General Fund Debt Payments. We estimate that General Fund debt payments for infrastructure-related general obligation and lease-revenue bonds were about $3.9 billion in 2005–06. As previously authorized but currently unsold bonds are marketed, outstanding bond debt costs will peak at approximately $5.5 billion in 2010–11. If, in addition, the annual costs of the budget-related bonds are included, total debt-service costs were $5.1 billion in 2005–06, and will rise to a peak of $8.4 billion in 2009–10. (These amounts assume additional repayments from the BSA.)
Debt-Service Ratio. One indicator of the state’s debt situation is its debt-service ratio (DSR). This ratio indicates the portion of the state’s annual revenues that must be set aside for debt-service payments on bonds and therefore are not available for other state programs. As shown in Figure 1, the DSR increased in the early 1990s and peaked at 5.7 percent before falling back to below 3 percent in 2002–03, partly due to some deficit-refinancing activities. The DSR then rose again beginning in 2003–04 and currently stands at 4.2 percent for infrastructure bonds. It is expected to increase to a peak of 4.8 percent in 2008–09 as currently authorized bonds are sold.
Effects of the Bond Propositions on This Ballot
There are five general obligation bond measures on this ballot, totaling $42.7 billion in new authorizations. These include:
- Proposition 1B, which would authorize the state to issue $19.9 billion of bonds to finance highway safety, traffic reduction, air quality, and port security.
- Proposition 1C, which would authorize the state to issue $2.85 billion of bonds for housing and development programs.

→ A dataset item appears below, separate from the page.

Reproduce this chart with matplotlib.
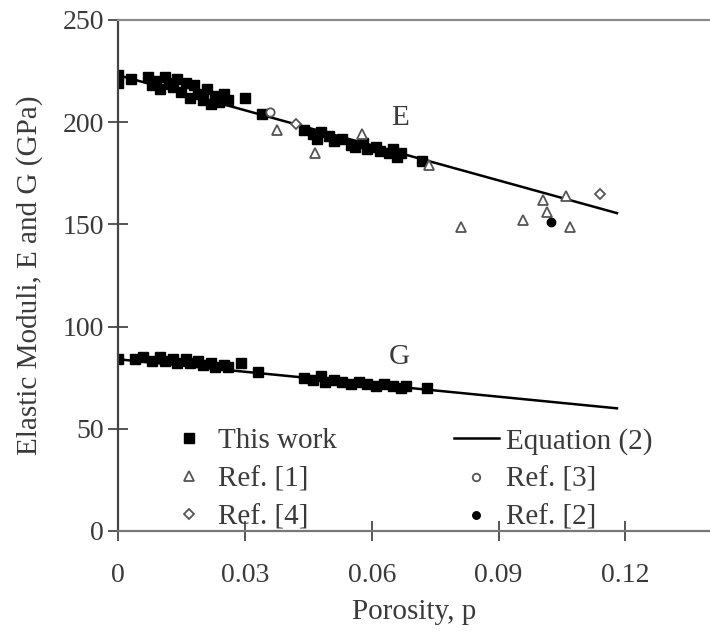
import numpy as np
import matplotlib.pyplot as plt

plt.rcParams['font.family'] = ['Liberation Serif', 'DejaVu Serif']

# This work: Young's modulus E
p_E = [0, 0, 0.003, 0.007, 0.008, 0.009, 0.010, 0.011, 0.012, 0.013, 0.014,
       0.015, 0.016, 0.017, 0.018, 0.019, 0.020, 0.021, 0.022, 0.023, 0.024,
       0.025, 0.026, 0.030, 0.034, 0.044, 0.046, 0.047, 0.048, 0.050, 0.051,
       0.053, 0.055, 0.056, 0.058, 0.059, 0.061, 0.062, 0.064, 0.065, 0.066,
       0.067, 0.072]
E_work = [223, 219, 221, 222, 218, 220, 216, 222, 219, 217, 221,
          215, 219, 212, 218, 214, 211, 216, 209, 213, 210,
          214, 211, 212, 204, 196, 194, 192, 195, 193, 191,
          192, 189, 188, 190, 187, 188, 186, 185, 187, 183,
          185, 181]

# This work: shear modulus G
p_G = [0, 0.004, 0.006, 0.008, 0.010, 0.011, 0.013, 0.014, 0.016, 0.017,
       0.019, 0.020, 0.022, 0.023, 0.025, 0.026, 0.029, 0.033, 0.044, 0.046,
       0.048, 0.049, 0.051, 0.053, 0.055, 0.057, 0.059, 0.061, 0.063, 0.065,
       0.067, 0.068, 0.073]
G_work = [84, 84, 85, 83, 85, 83, 84, 82, 84, 82,
          83, 81, 82, 80, 81, 80, 82, 78, 75, 74,
          76, 73, 74, 73, 72, 73, 72, 71, 72, 71,
          70, 71, 70]

# literature values
p_ref1 = [0.0375, 0.0465, 0.0576, 0.0735, 0.081, 0.0957, 0.1005, 0.1015, 0.106, 0.107]
E_ref1 = [196, 185, 194, 179, 148.5, 152, 162, 156, 164, 148.5]
p_ref3 = [0.036]
E_ref3 = [205]
p_ref4 = [0.042, 0.114]
E_ref4 = [199, 165]
p_ref2 = [0.1025]
E_ref2 = [151]

# Equation (2)
p_eq = [0, 0.118]
E_eq = [223, 155.5]
G_eq = [84, 60]

fig = plt.figure(figsize=(7.1, 6.34), dpi=100)
ax = fig.add_axes([0.1662, 0.1625, 0.8338, 0.806])

txt = '#3a3a3a'
ms = 7.5

h_work, = ax.plot(p_E, E_work, 's', color='black', ms=ms, label='This work')
ax.plot(p_G, G_work, 's', color='black', ms=ms)
h_eq, = ax.plot(p_eq, E_eq, '-', color='black', lw=1.8, label='Equation (2)')
ax.plot(p_eq, G_eq, '-', color='black', lw=1.8)
h_r1, = ax.plot(p_ref1, E_ref1, '^', mfc='white', mec='#555555', mew=1.3, ms=ms,
                label='Ref. [1]')
h_r3, = ax.plot(p_ref3, E_ref3, 'o', mfc='white', mec='#555555', mew=1.3, ms=6,
                label='Ref. [3]')
h_r4, = ax.plot(p_ref4, E_ref4, 'D', mfc='white', mec='#555555', mew=1.3, ms=5.5,
                label='Ref. [4]')
h_r2, = ax.plot(p_ref2, E_ref2, 'o', color='black', ms=6, label='Ref. [2]')

ax.text(0.0666, 202, 'E', fontsize=21, color=txt, ha='center', va='center')
ax.text(0.0666, 85, 'G', fontsize=21, color=txt, ha='center', va='center')

ax.set_xlim(0, 0.14)
ax.set_ylim(0, 250)
ax.set_xticks([0, 0.03, 0.06, 0.09, 0.12])
ax.set_xticklabels(['0', '0.03', '0.06', '0.09', '0.12'])
ax.set_yticks([0, 50, 100, 150, 200, 250])

ax.spines['right'].set_visible(False)
ax.spines['top'].set_color('#8c8c8c')
ax.spines['bottom'].set_color('#777777')
ax.spines['left'].set_color('#444444')
for s in ax.spines.values():
    s.set_linewidth(1.6)

ax.tick_params(axis='both', direction='inout', length=14, width=1.4,
               colors='#555555', labelcolor=txt, labelsize=20)
ax.tick_params(axis='x', pad=16)
ax.tick_params(axis='y', pad=3)

ax.set_xlabel('Porosity, p', fontsize=21, color=txt, labelpad=8)
ax.set_ylabel('Elastic Moduli, E and G (GPa)', fontsize=21, color=txt, labelpad=14)

ax.legend(handles=[h_work, h_r1, h_r4, h_eq, h_r3, h_r2], ncol=2, frameon=False,
          loc='lower left', bbox_to_anchor=(0.081, 0.0), fontsize=21,
          labelcolor=txt, handlelength=1.55, handletextpad=0.25, columnspacing=4.0,
          labelspacing=0.4, markerscale=0.9, borderpad=0, borderaxespad=0)

fig.savefig('out.png', dpi=100)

- Proposition 1D, which would authorize the state to issue $10.4 billion of bonds to finance kindergarten through university education facilities.
- Proposition 1E, which would authorize the state to issue $4.1 billion of bonds for flood control projects.
- Proposition 84, which would authorize the state to issue $5.4 billion of bonds to fund various resource-related projects.
Impacts on Debt Payments. If the $42.7 billion of bonds on this ballot are all approved, they would require total debt-service payments over the life of the bonds of about twice that amount. The average annual debt service on the bonds would depend on the timing of their sales. If they were sold over a 10-year period, the budgetary cost would average roughly $2 billion annually.
Impact on the Debt-Service Ratio. Figure 1 shows what would happen to the state’s DSR over time if all of the bonds were approved and sold. It would peak at 5.9 percent in 2010–11 and decline thereafter.